Their meeting was brisk, if not brusque. Cobb says, "She had headphones on and when I asked her what she was listening to she says, 'music,' and that was it - at first." But it was music of Spain, Arbaiza's native country, and that was enough to warm even the chill that whips up over California and Jones.

As Arbaiza commuted between home and music classes, the courtship continued over the click-clack of the cable, in the scent of the burning grip.

Arbaiza learned the nicknames that conductors have given the many homeless people familiar along the line. She knows when one of them stops appearing in a usual corner or doorway.

Arbaiza also absorbed the excited energy of the tourists on the car and the love locals have for the whims of the city street that unfurled before them each day.

Cobb and Arbaiza enjoyed romantic dinners at Firenze by Night and Michelangelo Cafe in North Beach. Cobb was enchanted by Arbaiza and by stories of Spain, a country he had always wanted to visit and where he would one day marry.

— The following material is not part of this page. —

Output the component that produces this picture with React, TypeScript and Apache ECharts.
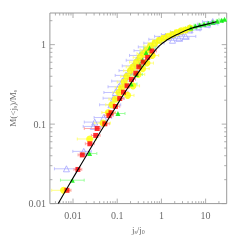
import React, { useEffect, useRef } from "react";
import * as echarts from "echarts";

// axis ranges
const X_MIN = 0.003, X_MAX = 30;
const Y_MIN = 0.01, Y_MAX = 2.5;
const xMajor = [0.01, 0.1, 1, 10];
const yMajor = [0.01, 0.1, 1];

// model curve
const curveJ = [0.00463, 0.0092, 0.0183, 0.0363, 0.0574, 0.0908, 0.1435, 0.227, 0.358, 0.566, 0.896, 1.415, 2.24, 4.44, 8.83, 17.5];
const curveM = [0.01, 0.0194, 0.0369, 0.0705, 0.1065, 0.161, 0.243, 0.357, 0.511, 0.711, 0.962, 1.167, 1.34, 1.58, 1.76, 1.94];

// blue open triangles
const blueJ = [0.0071, 0.0175, 0.0288, 0.031, 0.0494, 0.0723, 0.0828, 0.0908, 0.109, 0.131, 0.157, 0.189, 0.227, 0.272, 0.327, 0.411, 0.518, 0.68, 0.896, 1.23, 1.78, 2.81, 4.44, 7.03, 11.1, 2.47, 3.53, 1.78, 14.5];
const blueM = [0.0274, 0.0454, 0.0935, 0.106, 0.121, 0.175, 0.212, 0.25, 0.295, 0.348, 0.41, 0.471, 0.54, 0.636, 0.731, 0.84, 0.936, 1.045, 1.167, 1.27, 1.34, 1.45, 1.53, 1.67, 1.81, 1.2, 1.27, 1.135, 1.95];
const blueLo = [0.0038, 0.0099, 0.017, 0.018, 0.03, 0.04, 0.048, 0.05, 0.062, 0.075, 0.09, 0.11, 0.13, 0.16, 0.19, 0.24, 0.3, 0.4, 0.52, 0.7, 1.0, 1.6, 2.6, 4.0, 6.5, 1.45, 2.0, 1.0, 8.5];
const blueHi = [0.0125, 0.026, 0.045, 0.05, 0.075, 0.12, 0.14, 0.15, 0.18, 0.22, 0.26, 0.32, 0.38, 0.45, 0.55, 0.7, 0.88, 1.15, 1.5, 2.1, 3.0, 4.8, 7.5, 12, 19, 4.2, 6.0, 3.0, 24];

// yellow circles
const yelJ = [0.0061, 0.0238, 0.0479, 0.063, 0.0757, 0.0908, 0.109, 0.125, 0.1435, 0.165, 0.198, 0.227, 0.272, 0.327, 0.393, 0.472, 0.566, 0.713, 0.896, 1.125, 1.415, 1.78, 2.24, 2.81, 3.53, 4.44, 0.172, 0.227, 0.298, 0.375, 0.472, 0.62];
const yelM = [0.0147, 0.065, 0.103, 0.14, 0.175, 0.206, 0.25, 0.287, 0.338, 0.399, 0.471, 0.525, 0.603, 0.692, 0.773, 0.862, 0.962, 1.045, 1.135, 1.2, 1.27, 1.34, 1.415, 1.49, 1.53, 1.62, 0.23, 0.303, 0.422, 0.498, 0.586, 0.731];
const yelLo = [0.0033, 0.0125, 0.03, 0.045, 0.055, 0.065, 0.08, 0.09, 0.1, 0.12, 0.14, 0.16, 0.19, 0.23, 0.28, 0.33, 0.4, 0.5, 0.63, 0.8, 1.0, 1.25, 1.6, 2.0, 2.5, 3.1, 0.12, 0.16, 0.21, 0.26, 0.33, 0.44];
const yelHi = [0.0085, 0.034, 0.07, 0.09, 0.105, 0.125, 0.15, 0.175, 0.2, 0.23, 0.28, 0.32, 0.38, 0.46, 0.55, 0.66, 0.8, 1.0, 1.25, 1.6, 2.0, 2.5, 3.1, 3.9, 5.0, 6.2, 0.24, 0.32, 0.42, 0.53, 0.66, 0.87];

// red squares
const redJ = [0.0073, 0.0129, 0.0162, 0.0241, 0.0327, 0.0352, 0.0525, 0.065, 0.0723, 0.0908, 0.114, 0.139, 0.167, 0.21, 0.264, 0.308, 0.387, 0.488, 0.612];
const redM = [0.0147, 0.0269, 0.041, 0.0566, 0.072, 0.088, 0.101, 0.128, 0.139, 0.167, 0.21, 0.252, 0.303, 0.365, 0.437, 0.525, 0.603, 0.692, 0.832];
const redLo = [0.006, 0.0105, 0.013, 0.019, 0.026, 0.018, 0.042, 0.052, 0.058, 0.072, 0.09, 0.11, 0.13, 0.17, 0.21, 0.245, 0.31, 0.39, 0.49];
const redHi = [0.009, 0.0158, 0.02, 0.03, 0.041, 0.042, 0.066, 0.081, 0.09, 0.114, 0.143, 0.175, 0.21, 0.26, 0.33, 0.385, 0.48, 0.61, 0.77];

// green filled triangles
const grnJ = [0.00964, 0.0238, 0.104, 0.207, 0.272, 0.327, 0.375, 0.451, 0.54, 4.66, 5.85, 7.36, 9.25, 11.6, 14.6, 18.4, 23.1, 26.8];
const grnM = [0.0197, 0.0427, 0.136, 0.32, 0.422, 0.554, 0.636, 0.794, 0.91, 1.62, 1.71, 1.76, 1.81, 1.86, 1.91, 1.97, 2.02, 2.08];
const grnLo = [0.0052, 0.0157, 0.07, 0.15, 0.2, 0.24, 0.28, 0.33, 0.4, 3.5, 4.4, 5.5, 7.0, 8.8, 11, 14, 17.5, 20];
const grnHi = [0.0179, 0.0346, 0.15, 0.28, 0.37, 0.44, 0.5, 0.61, 0.73, 6.2, 7.8, 9.8, 12.3, 15.4, 19.3, 24.2, 30, 30];

const FONT = "Liberation Serif";
const AXIS_GREY = "#9a9a9a";
const TEXT_GREY = "#6a6a6a";

function pts(j: number[], m: number[]) {
  return j.map((v, i) => [v, m[i]]);
}
function errs(lo: number[], hi: number[], m: number[]) {
  return lo.map((v, i) => [v, hi[i], m[i]]);
}

function errSeries(data: number[][], color: string) {
  return {
    type: "custom",
    silent: true,
    clip: true,
    encode: { x: [0, 1], y: 2 },
    data,
    renderItem: (params: any, api: any) => {
      const a = api.coord([api.value(0), api.value(2)]);
      const b = api.coord([api.value(1), api.value(2)]);
      const st = { stroke: color, lineWidth: 0.8 };
      return {
        type: "group",
        children: [
          { type: "line", shape: { x1: a[0], y1: a[1], x2: b[0], y2: b[1] }, style: st },
          { type: "line", shape: { x1: a[0], y1: a[1] - 1.5, x2: a[0], y2: a[1] + 1.5 }, style: st },
          { type: "line", shape: { x1: b[0], y1: b[1] - 1.5, x2: b[0], y2: b[1] + 1.5 }, style: st },
        ],
      };
    },
  };
}

function minorTicks(lo: number, hi: number) {
  const out: number[] = [];
  for (let d = -4; d <= 2; d++) {
    for (let k = 2; k <= 9; k++) {
      const v = k * Math.pow(10, d);
      if (v > lo * 1.0001 && v < hi * 0.9999) out.push(v);
    }
  }
  return out;
}

export default function App() {
  const ref = useRef<HTMLDivElement>(null);
  useEffect(() => {
    if (!ref.current) return;
    const chart = echarts.init(ref.current, undefined, { renderer: "svg" });
    const xTickData = [
      ...xMajor.map((v) => [v, 0.1, 1]),
      ...minorTicks(X_MIN, X_MAX).map((v) => [v, 0.1, 0]),
    ];
    const yTickData = [
      ...yMajor.map((v) => [0.1, v, 1]),
      ...minorTicks(Y_MIN, Y_MAX).map((v) => [0.1, v, 0]),
    ];
    const fmt = (v: number) => {
      const l = Math.log10(v);
      if (Math.abs(l - Math.round(l)) > 1e-6) return "";
      return String(Number(v.toPrecision(3)));
    };
    chart.setOption({
      animation: false,
      grid: {
        left: 25.5,
        right: 13.3,
        top: 13,
        bottom: 26,
        show: true,
        borderColor: AXIS_GREY,
        borderWidth: 1,
        backgroundColor: "transparent",
      },
      xAxis: {
        type: "log",
        logBase: 10,
        min: X_MIN,
        max: X_MAX,
        splitNumber: 4,
        axisLine: { show: false },
        axisTick: { show: false },
        splitLine: { show: false },
        axisLabel: {
          formatter: fmt,
          showMinLabel: false,
          showMaxLabel: false,
          fontFamily: FONT,
          fontSize: 10,
          color: TEXT_GREY,
          margin: 7,
        },
        name: "{a|j}{s|s}{a|/j}{s|0}",
        nameLocation: "middle",
        nameGap: 21,
        nameTextStyle: {
          rich: {
            a: { fontFamily: FONT, fontSize: 9, color: TEXT_GREY },
            s: { fontFamily: FONT, fontSize: 6, color: TEXT_GREY, padding: [4, 0, 0, 0] },
          },
        },
      },
      yAxis: {
        type: "log",
        logBase: 10,
        min: Y_MIN,
        max: Y_MAX,
        splitNumber: 3,
        axisLine: { show: false },
        axisTick: { show: false },
        splitLine: { show: false },
        axisLabel: {
          formatter: fmt,
          showMinLabel: true,
          showMaxLabel: false,
          fontFamily: FONT,
          fontSize: 10,
          color: TEXT_GREY,
          margin: 4,
        },
        name: "{a|M(<j}{s|s}{a|)/M}{s|s}",
        nameLocation: "middle",
        nameGap: 15,
        nameRotate: 90,
        nameTextStyle: {
          rich: {
            a: { fontFamily: FONT, fontSize: 9, color: TEXT_GREY },
            s: { fontFamily: FONT, fontSize: 6, color: TEXT_GREY, padding: [4, 0, 0, 0] },
          },
        },
      },
      series: [
        {
          type: "custom",
          silent: true,
          clip: false,
          encode: { x: 0, y: 1 },
          data: xTickData,
          renderItem: (params: any, api: any) => {
            const v = api.value(0);
            const len = api.value(2) ? 5 : 2.5;
            const b = api.coord([v, Y_MIN]);
            const t = api.coord([v, Y_MAX]);
            const st = { stroke: AXIS_GREY, lineWidth: 0.8 };
            return {
              type: "group",
              children: [
                { type: "line", shape: { x1: b[0], y1: b[1], x2: b[0], y2: b[1] - len }, style: st },
                { type: "line", shape: { x1: t[0], y1: t[1], x2: t[0], y2: t[1] + len }, style: st },
              ],
            };
          },
        },
        {
          type: "custom",
          silent: true,
          clip: false,
          encode: { x: 0, y: 1 },
          data: yTickData,
          renderItem: (params: any, api: any) => {
            const v = api.value(1);
            const len = api.value(2) ? 5 : 2.5;
            const l = api.coord([X_MIN, v]);
            const r = api.coord([X_MAX, v]);
            const st = { stroke: AXIS_GREY, lineWidth: 0.8 };
            return {
              type: "group",
              children: [
                { type: "line", shape: { x1: l[0], y1: l[1], x2: l[0] + len, y2: l[1] }, style: st },
                { type: "line", shape: { x1: r[0], y1: r[1], x2: r[0] - len, y2: r[1] }, style: st },
              ],
            };
          },
        },
        errSeries(errs(blueLo, blueHi, blueM), "#b4b4ff"),
        {
          type: "scatter",
          data: pts(blueJ, blueM),
          symbol: "triangle",
          symbolSize: 6,
          itemStyle: { color: "rgba(0,0,0,0)", borderColor: "#9a9aff", borderWidth: 0.9 },
        },
        errSeries(errs(yelLo, yelHi, yelM), "#ffff66"),
        {
          type: "scatter",
          data: pts(yelJ, yelM),
          symbol: "circle",
          symbolSize: 7,
          itemStyle: { color: "#ffff00" },
        },
        errSeries(errs(grnLo, grnHi, grnM), "#88ff88"),
        {
          type: "scatter",
          data: pts(grnJ, grnM),
          symbol: "triangle",
          symbolSize: 5,
          itemStyle: { color: "#00ee00" },
        },
        errSeries(errs(redLo, redHi, redM), "#ff9090"),
        {
          type: "scatter",
          data: pts(redJ, redM),
          symbol: "rect",
          symbolSize: 5,
          itemStyle: { color: "#ff0000" },
        },
        {
          type: "line",
          data: pts(curveJ, curveM),
          symbol: "none",
          smooth: true,
          lineStyle: { color: "#000", width: 1.1 },
          z: 5,
        },
      ],
    });
    return () => chart.dispose();
  }, []);
  return <div ref={ref} style={{ position: "fixed", left: 0, top: 0, width: 240, height: 240 }} />;
}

So goes the story of the beautiful Spanish music student and the handsome grip, San Francisco style.

In other great happenings, KQED celebrated Martin Scorsese's seven-part film series "The Blues," with an evening of panel discussion and performances by Bay Area blues greats at Civic Center's Herbst Theatre.

The Scorsese series is part of PBS's "Year of the Blues" programming and includes films by Scorsese, Wim Wenders, Mike Figgis, Clint Eastwood and others. The series debuts October 4 on KQED Sunday, September 28.

Panelists and performers at the Herbst event were vocalist Zakiya Hooker, slide guitarist Roy Rogers, San Francisco Blues Festival founder Tom Mazzolini, harmonica great Charlie Musselwhite, Arhooie Records founder Chris Strachwitz, KPOO favorite Big Bones, and legendary drummer Francis Clay.

Two teenagers from the Jazzschool in Berkeley, bassist Noah Garabedian, and drummer Hamir Atwal, held their own in a show-stopping set with Big Bones, Musslewhite and Rogers.

The Sept. 29 ground-breaking on a new campus for the San Francisco Conservatory of Music at 50 Oak Street will further the status of Civic Center as one of the world's great urban cultural centers.